Looking ahead to 2009 feels like crossing a stream by foot, insomuch as you know you are going to get wet but want to make sure you do not get in over your head. We do not profess to know the depths of this recession; however, we feel comfortable in saying that rail volumes should remain under pressure for at least the first half of the year and expect the railroads to attack what they can control, namely, costs and spending. The downward pressure on the economy will likely extend itself beyond the usual suspects of forest products, automotive, and intermodal loadings. Just how much some of the bulk commodities like coal and grain are negatively impacted will, to some extent, determine how much pressure rail earnings come under.

Nevertheless, we remain somewhat upbeat that the railroads will be one of the few industries that are able to grow earnings in 2009. Like in years past, pricing will be the linchpin that keeps the rail story intact. That said, our current estimates call for pricing gains to moderate to 4.0-5.5% in 2009 compared to the 6-7% realized by the carriers in 2008. As long as the railroads can maintain their productivity growth, we expect them to post improvements in their operating ratios.

The political climate will undoubtedly change as the Democratic Party has control of the White House and a firmer grip on both the House and Senate. Although President-elect Obama has been relatively quiet with regard to railroads (other than the aforementioned opposition to CN’s proposed EJ&E transaction), many feel that a having a Republican President would have been more beneficial to the industry. That said, we do not believe there will be an overly negative tone in terms of re-regulation with a Democrat in office. Indeed, we believe that there will be far more pressing issues (financial bailout package and the pending bankruptcy of auto-related companies) to tackle in the first year of Obama’s Presidency than anything directly related to the railroad industry.

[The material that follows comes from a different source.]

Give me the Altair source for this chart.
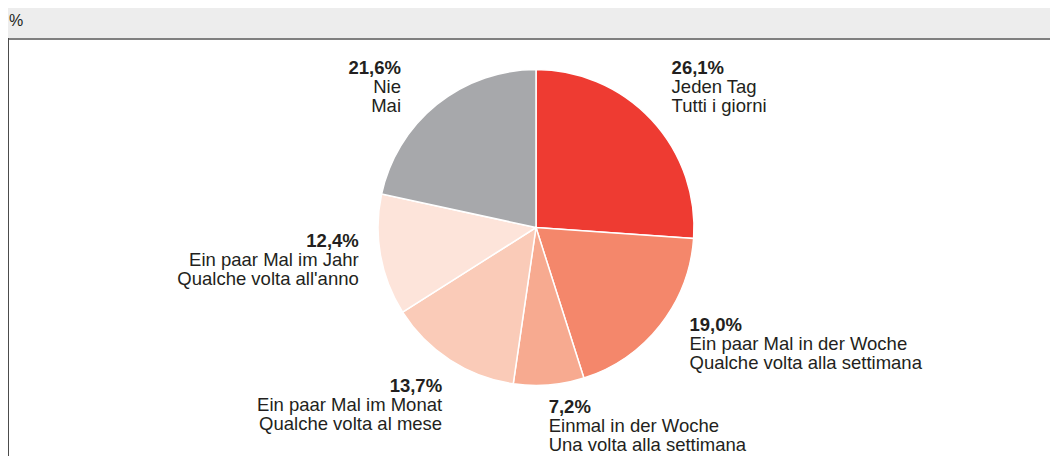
import altair as alt
import pandas as pd

# ---- data ----
german = ["Jeden Tag", "Ein paar Mal in der Woche", "Einmal in der Woche",
          "Ein paar Mal im Monat", "Ein paar Mal im Jahr", "Nie"]
italian = ["Tutti i giorni", "Qualche volta alla settimana", "Una volta alla settimana",
           "Qualche volta al mese", "Qualche volta all'anno", "Mai"]
values = [26.1, 19.0, 7.2, 13.7, 12.4, 21.6]
pct_labels = ["26,1%", "19,0%", "7,2%", "13,7%", "12,4%", "21,6%"]
colors = ["#ee3b32", "#f4876b", "#f7aa90", "#facbb8", "#fde4da", "#a7a8ab"]
unit_label = ["%"]

df = pd.DataFrame({
    "idx": list(range(len(values))),
    "de": german,
    "it": italian,
    "value": values,
    "pct": pct_labels,
})

FONT = "Liberation Sans"
TXT = "#231f20"
W, H = 1042, 418
CX, CY = 528, 189.5
R_PIE, R_LAB = 158, 180
LH = 19
FS = 18.5

# label nudges (align, dx, dy) per slice
nudges = [("left", 4, -31), ("left", 12, -8), ("left", -2, 6),
          ("right", 4, 13), ("right", 0, -12), ("right", -22, -13)]

base = alt.Chart(df).encode(
    theta=alt.Theta("value:Q", stack=True),
    order=alt.Order("idx:Q"),
    x=alt.value(CX),
    y=alt.value(CY),
)

arcs = base.mark_arc(radius=R_PIE, stroke="white", strokeWidth=1.5).encode(
    color=alt.Color("de:N", scale=alt.Scale(domain=german, range=colors), legend=None)
)

layers = [arcs]
for i, (align, dx, dy) in enumerate(nudges):
    bold = base.transform_calculate(
        lab=f"datum.idx == {i} ? datum.pct : ''"
    ).mark_text(radius=R_LAB, align=align, baseline="alphabetic", dx=dx, dy=dy,
                font=FONT, fontSize=FS, fontWeight="bold", color=TXT).encode(
        text="lab:N")
    normal = base.transform_calculate(
        lab=f"datum.idx == {i} ? [datum.de, datum.it] : ''"
    ).mark_text(radius=R_LAB, align=align, baseline="alphabetic", dx=dx, dy=dy + LH,
                lineHeight=LH, font=FONT, fontSize=FS, color=TXT).encode(
        text="lab:N")
    layers += [bold, normal]

top_border = alt.Chart(df).mark_rule(color="#808080", strokeWidth=2).encode(
    x=alt.value(0), x2=alt.value(W), y=alt.value(1))
left_border = alt.Chart(df).mark_rule(color="#4d4d4d", strokeWidth=1.5).encode(
    x=alt.value(0), y=alt.value(0), y2=alt.value(H))
unit = alt.Chart(pd.DataFrame({"u": unit_label})).mark_text(
    align="left", baseline="alphabetic", font=FONT, fontSize=16, color=TXT
).encode(text="u:N", x=alt.value(1), y=alt.value(-12))
layers += [top_border, left_border, unit]

chart = alt.layer(*layers).properties(
    width=W, height=H,
    background="#ededed",
    padding={"left": 0, "top": 30, "right": 0, "bottom": 0},
    autosize=alt.AutoSizeParams(type="none"),
).configure_view(fill="white", stroke=None)

chart.save("out.html", embed_options={"renderer": "svg", "actions": False})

Over the longer term, however, several issues that may come up are the role Sen. Jay Rockefeller (D-W.Va, a long-time vocal opponent of the rail industry) may play on the Commerce Committee; the support (or lack thereof) of clean coal technology; the long-term outlook for mountaintop mining in the East; and the makeup of the Surface Transportation Board.

At this point it is far too early to predict the outcome of any of these items, but we will endeavor to keep a close eye on each one.